The 6-month passport validity rule is not a rule that the United States has imposed, it is a rule that foreign countries have imposed.  The rule states that a person’s passport must be valid for at least 6 months upon entry to the country.  These countries have imposed these rules so that if a person needs to stay in the country for that long due to unexpected circumstances, they would still have a valid passport when it was time for them to leave the country.

There are over 50 countries that have the 6-month validity rule, so it is very important that everyone checks their passport before they plan a trip overseas.  Anyone who has a passport that will not be valid for at least 6 months from the beginning of their trip will need to renew their passport before they go. 

If a person does not renew their passport before their trip, they may not be allowed to board the plane.  If they do manage to get on board their flight, they can still be turned away once they reach their destination. 

The U.S. Department of State actually recommends that everyone renews their passport at least 9 months before it expires.  This will allow for processing time for busier travel seasons.  It is possible to have the processing time expedited, but it costs more money.  People who are traveling with children also need to remember that a child’s passport is only valid for 5 years while an adult’s passport is valid for 10 years. 
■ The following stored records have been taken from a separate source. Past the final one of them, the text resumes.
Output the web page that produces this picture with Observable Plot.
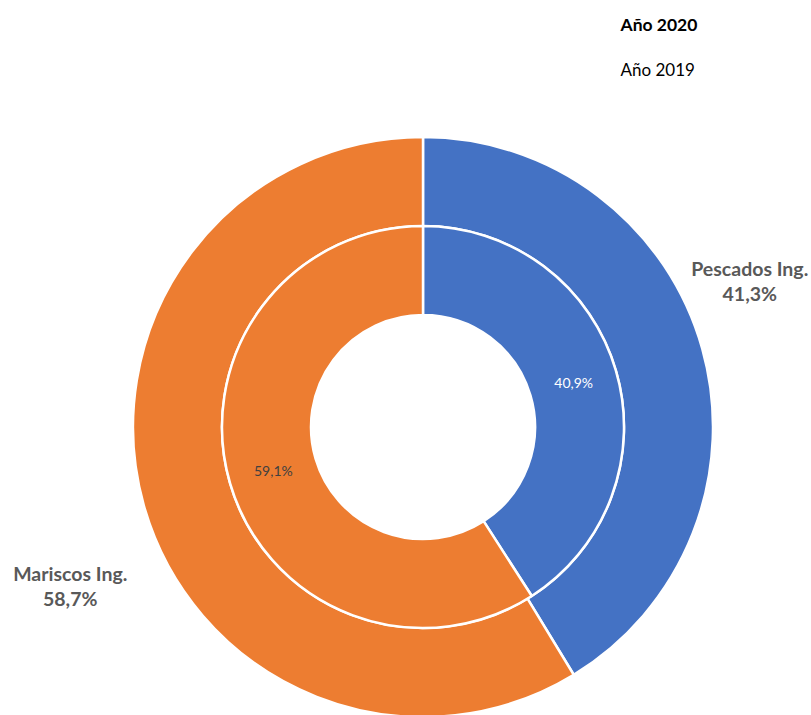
<!DOCTYPE html>
<html><head><meta charset="utf-8">
<script src="https://cdn.jsdelivr.net/npm/d3@7"></script>
<script src="https://cdn.jsdelivr.net/npm/@observablehq/plot@0.6"></script>
<style>body{margin:0;background:#fff;} #chart{width:811px;height:715px;overflow:hidden}</style>
</head><body><div id="chart"></div>
<script>
// Data
const categories = ["Pescados Ing.", "Mariscos Ing."];
const years = ["Año 2020", "Año 2019"];
const values2020 = [41.3, 58.7];   // outer ring
const values2019 = [40.9, 59.1];   // inner ring
const colors = ["#4472C4", "#ED7D31"];

// Layout (pixels)
const W = 811, H = 715;
const CX = 423, CY = 427;
const R_HOLE = 112, R_MID = 201, R_OUT = 290;
const FONT = "Lato, 'Open Sans', sans-serif";

const fmt = v => v.toFixed(1).replace(".", ",") + "%";
const pie = d3.pie().sort(null).value(d => d);

function ring(values, r0, r1) {
  return (index, scales) => {
    const arc = d3.arc().innerRadius(r0).outerRadius(r1);
    const g = d3.create("svg:g")
      .attr("transform", `translate(${scales.x(CX)},${scales.y(CY)})`);
    g.selectAll("path").data(pie(values)).join("path")
      .attr("d", arc)
      .attr("fill", (d, i) => colors[i])
      .attr("stroke", "white")
      .attr("stroke-width", 2.5)
      .attr("stroke-linejoin", "round");
    return g.node();
  };
}

// inner-ring labels at centroid
const innerArc = d3.arc().innerRadius(R_HOLE).outerRadius(R_MID);
const innerLabels = pie(values2019).map((a, i) => {
  const [dx, dy] = innerArc.centroid(a);
  return {x: CX + dx, y: CY + dy, text: fmt(values2019[i]), i};
});

// outer labels along mid-angle, outside the ring
const outerArc = d3.arc().innerRadius(370).outerRadius(370);
const outerLabels = pie(values2020).map((a, i) => {
  const [dx, dy] = outerArc.centroid(a);
  return {x: CX + dx, y: CY + dy, text: categories[i] + "\n" + fmt(values2020[i]), i};
});

const legend = years.map((y, i) => ({text: y, i}));

const chart = Plot.plot({
  width: W, height: H,
  margin: 0,
  x: {domain: [0, W], range: [0, W], axis: null},
  y: {domain: [0, H], range: [0, H], axis: null},
  style: {background: "white", overflow: "hidden"},
  marks: [
    ring(values2020, R_MID, R_OUT),
    ring(values2019, R_HOLE, R_MID),
    Plot.text(innerLabels.filter(d => d.i === 0), {
      x: "x", y: "y", text: "text", fill: "#ffffff", fontSize: 14, fontFamily: FONT
    }),
    Plot.text(innerLabels.filter(d => d.i === 1), {
      x: "x", y: "y", text: "text", fill: "#404040", fontSize: 14, fontFamily: FONT
    }),
    Plot.text(outerLabels.filter(d => d.i === 0), {
      x: "x", y: "y", text: "text", dx: -30, dy: -47,
      fill: "#595959", fontSize: 19.5, fontWeight: "bold", fontFamily: FONT, lineHeight: 1.28
    }),
    Plot.text(outerLabels.filter(d => d.i === 1), {
      x: "x", y: "y", text: "text", dx: 3, dy: 58,
      fill: "#595959", fontSize: 19.5, fontWeight: "bold", fontFamily: FONT, lineHeight: 1.28
    }),
    Plot.text(legend.filter(d => d.i === 0), {
      x: () => 620, y: () => 25, text: "text", textAnchor: "start",
      fill: "#000", fontSize: 17.5, fontWeight: "bold", fontFamily: FONT
    }),
    Plot.text(legend.filter(d => d.i === 1), {
      x: () => 620, y: () => 70, text: "text", textAnchor: "start",
      fill: "#000", fontSize: 17, fontFamily: FONT
    })
  ]
});
document.getElementById("chart").appendChild(chart);
</script>
</body></html>
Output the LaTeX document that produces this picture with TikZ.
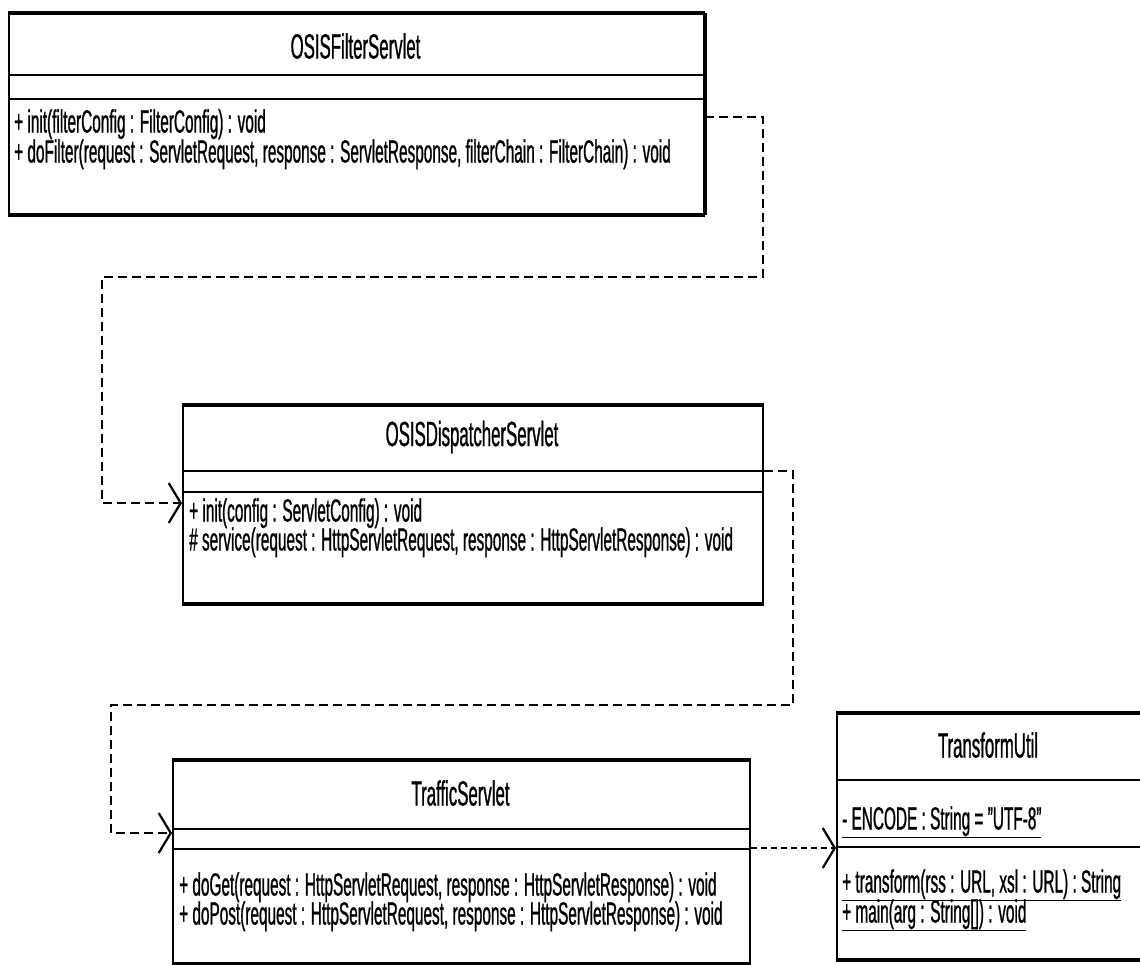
\documentclass[tikz,border=0pt]{standalone}
\usepackage{fontspec}
\setmainfont{Liberation Sans}[FakeStretch=0.48,FakeBold=0.8]
\usepackage{tikz}
\usetikzlibrary{arrows.meta,positioning}
\tikzstyle{classbox} = [rectangle, draw, line width=2pt, anchor=north west, inner sep=0pt]
\tikzstyle{classname} = [font=\fontsize{35}{35}\selectfont, inner sep=0pt]
\tikzstyle{member} = [font=\fontsize{32}{32}\selectfont, anchor=west, inner sep=0pt, text height=23pt, text depth=6pt]
\tikzstyle{compline} = [line width=2.5pt]
\tikzstyle{edgeline} = [line width=3.5pt]
\tikzstyle{depend} = [line width=2.2pt, dash pattern=on 9pt off 5pt, -{Straight Barb[length=12pt,width=40pt]}]

\begin{document}
\begin{tikzpicture}[x=1pt, y=-1pt]
\useasboundingbox (0,0) rectangle (1140,964);

% OSISFilterServlet
\node[classbox, minimum width=695pt, minimum height=200pt] (filter) at (8,13) {};
\draw[edgeline] (filter.north west) -- (filter.north east);
\draw[edgeline] (filter.south west) -- (filter.south east);
\draw[edgeline] (filter.north east) -- (filter.south east);
\draw[compline] (filter.west |- 0,75) -- (filter.east |- 0,75);
\draw[compline] (filter.west |- 0,99) -- (filter.east |- 0,99);
\node[classname] (filtername) at (355.5,46) {OSISFilterServlet};
\node[member] (filterinit) at (14,124) {+ init(filterConfig : FilterConfig) : void};
\node[member] (filterdo) at (14,154) {+ doFilter(request : ServletRequest, response : ServletResponse, filterChain : FilterChain) : void};

% OSISDispatcherServlet
\node[classbox, minimum width=580pt, minimum height=197pt] (dispatch) at (182,405) {};
\draw[edgeline] (dispatch.north west) -- (dispatch.north east);
\draw[edgeline] (dispatch.south west) -- (dispatch.south east);
\draw[compline] (dispatch.west |- 0,471) -- (dispatch.east |- 0,471);
\draw[compline] (dispatch.west |- 0,492) -- (dispatch.east |- 0,492);
\node[classname] (dispatchname) at (472,437) {OSISDispatcherServlet};
\node[member] (dispatchinit) at (189,513) {+ init(config : ServletConfig) : void};
\node[member] (dispatchserv) at (189,542) {\# service(request : HttpServletRequest, response : HttpServletResponse) : void};

% TrafficServlet
\node[classbox, minimum width=577pt, minimum height=202pt] (traffic) at (172,760) {};
\draw[edgeline] (traffic.north west) -- (traffic.north east);
\draw[edgeline] (traffic.south west) -- (traffic.south east);
\draw[compline] (traffic.west |- 0,829) -- (traffic.east |- 0,829);
\draw[compline] (traffic.west |- 0,849) -- (traffic.east |- 0,849);
\node[classname] (trafficname) at (460.5,793) {TrafficServlet};
\node[member] (trafficget) at (179,887) {+ doGet(request : HttpServletRequest, response : HttpServletResponse) : void};
\node[member] (trafficpost) at (179,916) {+ doPost(request : HttpServletRequest, response : HttpServletResponse) : void};

% TransformUtil
\node[classbox, minimum width=304pt, minimum height=245pt] (util) at (836,713) {};
\draw[edgeline] (util.north west) -- (util.north east);
\draw[edgeline] (util.south west) -- (util.south east);
\draw[compline] (util.west |- 0,780) -- (util.east |- 0,780);
\draw[compline] (util.west |- 0,847) -- (util.east |- 0,847);
\node[classname] (utilname) at (988,745) {TransformUtil};
\node[member] (utilenc) at (842,821) {\underline{- ENCODE : String = "UTF-8"}};
\node[member] (utiltrans) at (842,884) {\underline{+ transform(rss : URL, xsl : URL) : String}};
\node[member] (utilmain) at (842,914) {\underline{+ main(arg : String[]) : void}};

% Dependencies
\draw[depend] (filter.east |- 0,117) -| (763,277) -| (102,503) -- (dispatch.west |- 0,503);
\draw[depend] (dispatch.east |- 0,471) -| (793,705) -| (111,833) -- (traffic.west |- 0,833);
\draw[depend, dash pattern=on 6pt off 4pt] (traffic.east |- 0,848) -- (util.west |- 0,848);
\end{tikzpicture}
\end{document}
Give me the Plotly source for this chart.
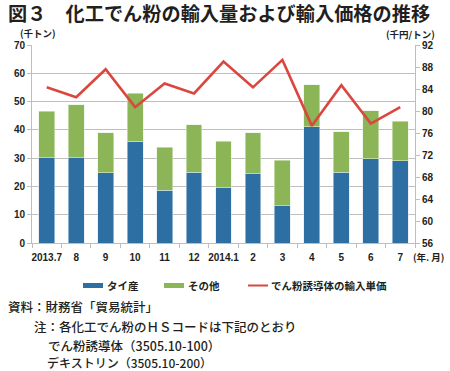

The U.S. Department of State also wants travelers to be aware that some countries require at least two to four blank pages in a passport before they will let a person enter their country.  There is way to request more stamp pages, however it may be better to request a passport with 52 pages if a person knows that they travel frequently. 

Everyone should verify the expiration date of their passport before they even begin making international travel plans.  By doing this, they can prevent making travel arrangements for a time period when they might not be able to travel.